Hace dos semanas hablábamos de la exposición de Helen Pynor
“La balsa de la vida”, de cómo buscaba expresar la decadencia a la que está
abocado todo lo que nos rodea y buscar la belleza en este estado de
desintegración. Es un concepto que forma parte esencial de la filosofía
budista. Todo cambia y nada permanece. De este principio nació la práctica que
realizan los monjes tibetanos de destruir finalmente los mandalas que
esforzadamente han creado depositando arenas de colores durante horas, días,
según unos dibujos rituales ancestrales. Una profunda toma de conciencia de lo
efímero, saber que aquello que estás elaborando pacientemente será destruido
nada más finalizarse.
Detener el instante para la eternidad es la esencia de la
fotografía. Y también de la pintura, en alguna de sus manifestaciones. Es como
si quisiéramos invertir el proceso de decadencia, deteniéndolo. Es el caso del
artista Keng Lye. No se contenta con el hiperrealismo sino que quiere ir más
allá, hacia la tercera dimensión pictórica. Para ello utiliza acrílicos y
resina epoxi. Vierte la resina en un bol y luego va pintando capa a capa. Es un
proceso que también utiliza el artista Riuseke Fukahori. Podéis ver a este
último trabajando en el siguiente vídeo:
http://vimeo.com/32967940
Lye ha querido mejorar todavía más el simulacro y ha añadido
objetos en volumen para aparentar el animal con más realismo.
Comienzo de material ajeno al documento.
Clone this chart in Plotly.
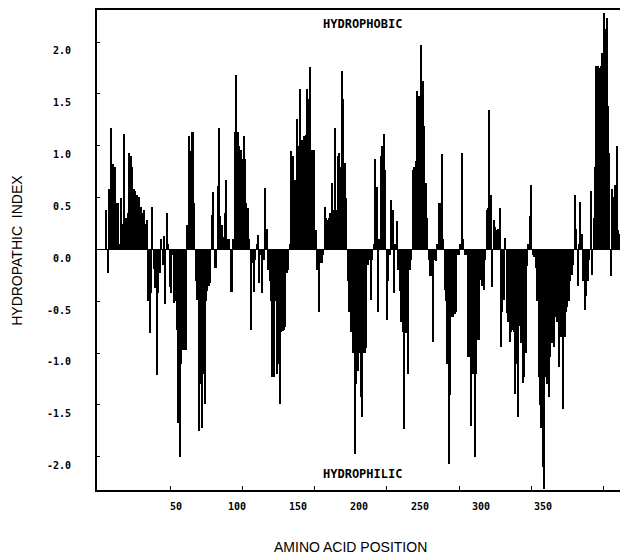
import plotly.graph_objects as go

# =========================
# Data
# =========================
first_position = 6
hydropathy = [
    0.38, -0.23, 0.58, 1.17, 0.58, 0.82, 0.80, 0.45, 0.45, 0.05,
    0.50, 0.25, 1.11, 0.25, 0.30, 0.35, 0.93, 0.90, 0.80, 0.58,
    0.56, 0.53, 0.46, 0.51, 0.41, 0.35, 0.38, 0.25, 0.28, -0.50,
    -0.81, -0.42, 0.41, -0.19, -0.37, -1.21, -0.42, -0.23, 0.10, -0.15,
    0.13, -0.53, 0.35, 0.05, -0.36, -0.42, -0.05, -0.52, -0.50, -0.78,
    -1.67, -2.00, -1.10, -0.97, -0.97, -0.97, 0.24, 1.09, 0.95, 1.13,
    1.13, 0.45, -0.30, -0.49, -1.75, -1.30, -1.72, -1.20, -1.49, -0.50,
    -0.40, -0.35, -0.32, 0.33, 0.55, -0.18, -0.18, 0.61, 1.17, 0.32,
    0.24, 0.12, 0.35, 0.67, 0.10, 0.10, -0.41, -0.41, 0.10, 1.13,
    1.68, 1.13, 1.00, 0.96, 0.87, 1.09, 0.87, 0.45, 0.40, 0.10,
    -0.78, -0.13, -0.41, -0.10, 0.05, 0.14, -0.32, -0.05, -0.42, -0.10,
    0.59, 0.20, -0.20, -0.30, -0.50, -1.23, -1.23, -0.50, -1.20, -1.10,
    -1.49, -0.80, -0.79, -0.78, -0.75, -0.23, -0.20, 0.05, 0.95, 0.90,
    0.67, 0.67, 1.26, 1.00, 1.55, 1.06, 1.06, 1.09, 1.10, 1.55,
    1.45, 1.76, 0.96, 0.19, 0.96, 0.19, -0.20, -0.60, -0.13, -0.13,
    -0.05, 0.41, 0.30, 0.28, 0.30, 0.35, 0.64, 0.38, 1.17, 0.38,
    0.90, 0.93, 0.80, 1.72, 1.45, 0.83, 0.50, -0.30, -0.60, -0.80,
    -0.40, -1.00, -1.97, -1.30, -1.17, -1.00, -1.42, -1.62, -1.00, -1.00,
    -0.95, -0.15, -0.10, -0.49, -0.10, 0.05, 0.87, 0.60, -0.60, 0.10,
    0.90, 1.00, 1.11, 0.77, -0.68, -0.30, -0.05, 0.48, 0.38, -0.42,
    0.05, 0.27, -0.20, -0.40, -0.70, -0.80, -1.73, -0.81, -0.81, -1.20,
    -0.20, -0.10, 0.77, 0.80, 0.85, 1.53, 1.48, 1.42, 1.97, 1.63,
    1.19, 0.64, 0.30, -0.10, -0.26, -0.26, -0.89, -0.10, -0.11, 0.05,
    0.45, 0.45, 0.92, 0.10, -0.39, -0.50, -1.10, -2.07, -1.40, -0.65,
    -0.65, -0.62, -0.60, -0.05, -0.05, 0.05, 0.93, 0.10, -0.05, -0.05,
    -1.04, -1.04, -1.70, -1.05, -1.20, -2.00, -1.20, -0.87, -0.87, -0.29,
    -0.35, -0.39, -0.10, 0.38, 0.40, 1.35, 0.53, -0.36, 0.28, 0.22,
    0.19, 0.20, 0.40, -0.94, -0.60, -0.49, 0.11, -0.61, -0.70, -0.89,
    -0.80, -0.78, -0.80, -1.39, -1.10, -1.62, -0.74, -0.90, -1.29, -1.23,
    -1.00, -0.16, 0.05, 0.32, 0.62, -0.05, -0.07, -0.18, -0.50, -1.23,
    -1.50, -1.72, -2.10, -2.31, -1.23, -1.30, -1.42, -1.04, -0.90, -0.75,
    -0.94, -0.65, -0.70, -1.13, -0.84, -0.84, -1.54, -0.84, -0.60, -0.55,
    -0.50, -0.30, -0.25, -0.15, 0.53, 0.20, -0.35, 0.05, 0.46, 0.15,
    -0.30, -0.58, -0.45, -0.30, -0.10, 0.56, -0.25, 0.30, 0.80, 1.77,
    1.77, 1.75, 1.77, 1.90, 2.28, 2.13, 2.23, 1.38, 0.93, -0.26,
    0.58, 0.51, 0.62, 1.00, 0.19, 0.15, -0.28, 0.75, 0.10, -0.10, -1.10,
]
positions = list(range(first_position, first_position + len(hydropathy)))

y_tick_values = [2.0, 1.5, 1.0, 0.5, 0.0, -0.5, -1.0, -1.5, -2.0]
y_tick_labels = ["2.0", "1.5", "1.0", "0.5", "0.0", "-0.5", "-1.0", "-1.5", "-2.0"]
x_tick_values = [50, 100, 150, 200, 250, 300, 350]
# the printed labels sit on a different pitch than the tick marks
x_label_values = [54.1, 96.3, 138.4, 180.6, 222.8, 265.0, 307.8]
x_tick_labels = ["50", "100", "150", "200", "250", "300", "350"]

# =========================
# Figure
# =========================
fig = go.Figure()

fig.add_trace(go.Bar(
    x=positions,
    y=hydropathy,
    width=1.0,
    marker={"color": "black", "line": {"width": 0}},
    hovertemplate="%{x}: %{y}<extra></extra>",
))

mono = "DejaVu Sans Mono"

annotations = []
for v, t in zip(y_tick_values, y_tick_labels):
    annotations.append(dict(
        x=-0.046, xref="paper", y=v - 0.085, yref="y",
        text="<b>" + t + "</b>", showarrow=False,
        xanchor="right", yanchor="middle",
        font=dict(family=mono, size=10, color="black"),
    ))
for v, t in zip(x_label_values, x_tick_labels):
    annotations.append(dict(
        x=v, xref="x", y=-0.035, yref="paper",
        text="<b>" + t + "</b>", showarrow=False,
        xanchor="center", yanchor="middle",
        font=dict(family=mono, size=10, color="black"),
    ))

annotations += [
    dict(x=0.5, xref="paper", y=0.971, yref="paper", text="<b>HYDROPHOBIC</b>",
         showarrow=False, xanchor="center", yanchor="middle",
         font=dict(family=mono, size=12, color="black")),
    dict(x=0.5, xref="paper", y=0.033, yref="paper", text="<b>HYDROPHILIC</b>",
         showarrow=False, xanchor="center", yanchor="middle",
         font=dict(family=mono, size=12, color="black")),
    dict(x=-0.151, xref="paper", y=0.5, yref="paper", text="HYDROPATHIC  INDEX",
         textangle=-90, showarrow=False, xanchor="center", yanchor="middle",
         font=dict(family="Liberation Sans", size=14, color="black")),
    dict(x=0.478, xref="paper", y=-0.119, yref="paper", text="AMINO ACID POSITION",
         showarrow=False, xanchor="center", yanchor="middle",
         font=dict(family="Liberation Sans", size=14, color="black")),
]

# page body keeps an 8px margin, so the figure is shifted by that much
fig.update_layout(
    width=620,
    height=550,
    margin=dict(l=89, r=0, t=2, b=68),
    paper_bgcolor="white",
    plot_bgcolor="white",
    showlegend=False,
    bargap=0,
    annotations=annotations,
)

fig.update_xaxes(
    range=[-0.5, 366.7],
    tickvals=x_tick_values,
    showticklabels=False,
    ticks="inside", ticklen=4, tickcolor="black",
    showgrid=False, zeroline=False,
    showline=True, linecolor="black", linewidth=2, mirror=True,
)
fig.update_yaxes(
    range=[-2.32, 2.31],
    tickvals=y_tick_values,
    showticklabels=False,
    ticks="inside", ticklen=3, tickcolor="black",
    showgrid=False,
    zeroline=True, zerolinecolor="black", zerolinewidth=1,
    showline=True, linecolor="black", linewidth=2,
)

fig.write_html("out.html")
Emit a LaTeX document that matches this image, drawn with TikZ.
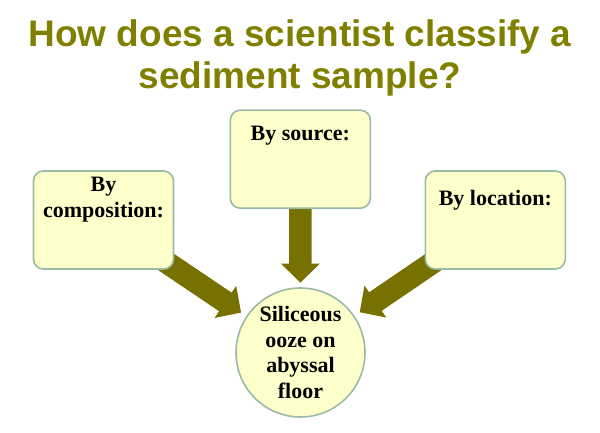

Por ejemplo, ha
incorporado una cáscara de huevo para el caparazón de la tortuga, que luego ha
pintado. Tal vez sea ya rizar el rizo, paroxismo al más puro estilo oriental. A
mi lo que me atrae de las pinturas de ambos artistas super-realistas es el hecho
de haber intentado retener la esencia del animal, encapsulándola. El exceso de
realismo persigue detener el tiempo y poseer (esta palabra es la clave), por fin,
la eternidad.
Próximamente Lye va a mostrar sus animales en Londres.
Imagino una exposición de su obra junto con los insectos de Helen Pynor.
Decadencia y perennidad en la misma sala. Fugacidad del tiempo y perpetuidad
juntos. En realidad ambos trabajos apuntan hacia una dirección coincidente,
pues las obras de Lye, muy a su pesar, están descarnadas. Su frío realismo
artificioso tiene algo de cadáver, de instante de formol. No se desintegra pero
carece de vida. No consigue detener la decadencia, sólo simularlo.